Il film più curioso del momento è senza dubbio l'omaggio al cinema muto del regista francese Michel Hazanavicius con il suo The Artist, che reduce da premi e plausi della critica sta andando bene al botteghino complice il passaparola incuriosito su questo film anomalo. Niente da dire, la trovata è simpatica e nonostante l'assenza del parlato il film è godibile da inizio a fine senza momenti di impasse. Magnifici i costumi e l'interpretazione dei due protagonisti, superlativa la colonna sonora davvero calzante e simile alle grandi orchestrazioni della Hollywood dei tempi d'oro. Tutto bello, tutto riprodotto fedelmente, ma ahimè la tecnica di oggi ha in alcuni punti preso troppo la mano penalizzando la riuscita complessiva della pellicola, così che la fedeltà low-fi di un film volutamente antico è suonata finta in più di un momento.
Prima di tutto la grana della pelicola è completamente assente: nessuna bruciatura, intoppo nel flusso audio e video, sbvatura e polvere, nessuna vignettatura dell'immagine come si usava all'epoca. Nelle scene iniziali si mostra un cinema e la gente che guarda uno schermo enorme, che sembra uscito dai multiplex del duemila: immagine perfetta, bordi nitidi e nessun segno dell'imperfezione tecnica che c'era nel 1927. Il digitale impoverisce insomma un po' tutto rendendo ogni cosa pulita ed ordinata come un film dei nostri tempi.
Ma veniamo al tasto più dolente: sin dai titoli di testa si rimane un po' male vedendo l'uso di font moderni per riprodurre le scritte a video. Nel 1927 tali titoli erano per lo più disegnati a mano e quindi molto imprecisi e semplici. La scelta di utilizzare un font dallo stile retrò danneggia fin dal primo minuto l'idea complessiva di fare un film in tutto e per tutto retrò. Nei film dell'epoca erano certi dettagli a dare il senso del lavoro che c'era dietro: confrontando una g con un'altra g si notava talvolta che erano scritte diversamente, ma se si utilizza un font da computer ogni lettera sarà banalmente uguale alle altre. Sorvoliamo poi che si sia usato un tipo di font tipicamente da film noir e non sentimentale come la nostra pellicola doveva essere.

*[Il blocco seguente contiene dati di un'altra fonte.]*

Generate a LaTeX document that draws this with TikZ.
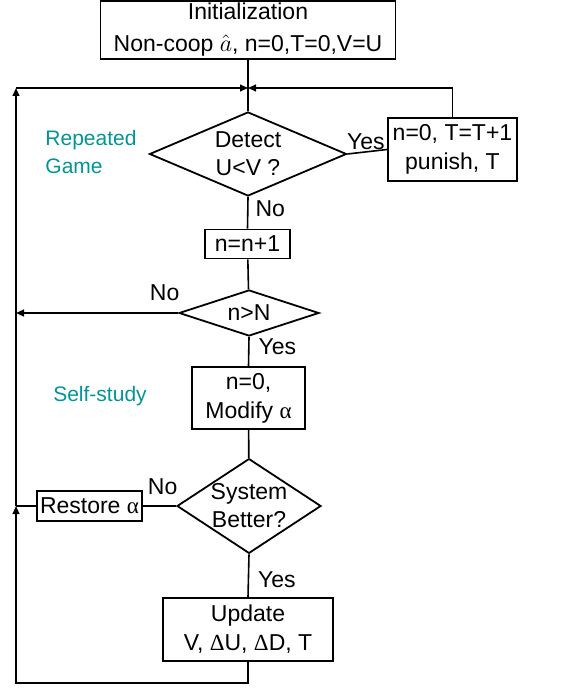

Poche scene più tardi la stampa si accalca all'uscita del cinema per fotografare il protagonista: i cartellini PRESS che calzano sul nastro del cappello sono addirittura in Helvetica (o forse un Arial, servirebbe un fermo immagine per esserne sicuri), un carattere tipografico che non farà la sua comparsa almeno fino al 1957.
E ancora: i magazine e rotocalchi finti mostrati, i titoli di finti film di cui vengono mostrate locandine, titoli di coda e tanto altro materiale in tutto il film è reso con font tipografici da computer degli ultimi dieci o quindici anni, certo con un saporè decò ma senz'altro non fedeli a quanto si poteva ottenere all'epoca manualmente o con le macchine in uso in quei tempi.
Nello stesso errore era già incappata la bellissima sigla iniziale di Mad Men, coerente stilisticamente all'epoca del telefilm ma che scivolava clamorosamente in una scritta di poco conto sullo sfondo (al minuto 0:20), composta in un font di Microsoft Office. Errori perdonabili? In una sigla probabilmente si, ma in un film intero sono il sintomo di una frettolosa ricerca iconografica e poca cura per i dettagli. Spesso ciò che hanno reso grande un regista o celebri scene che oggi tutti mandiamo a memoria.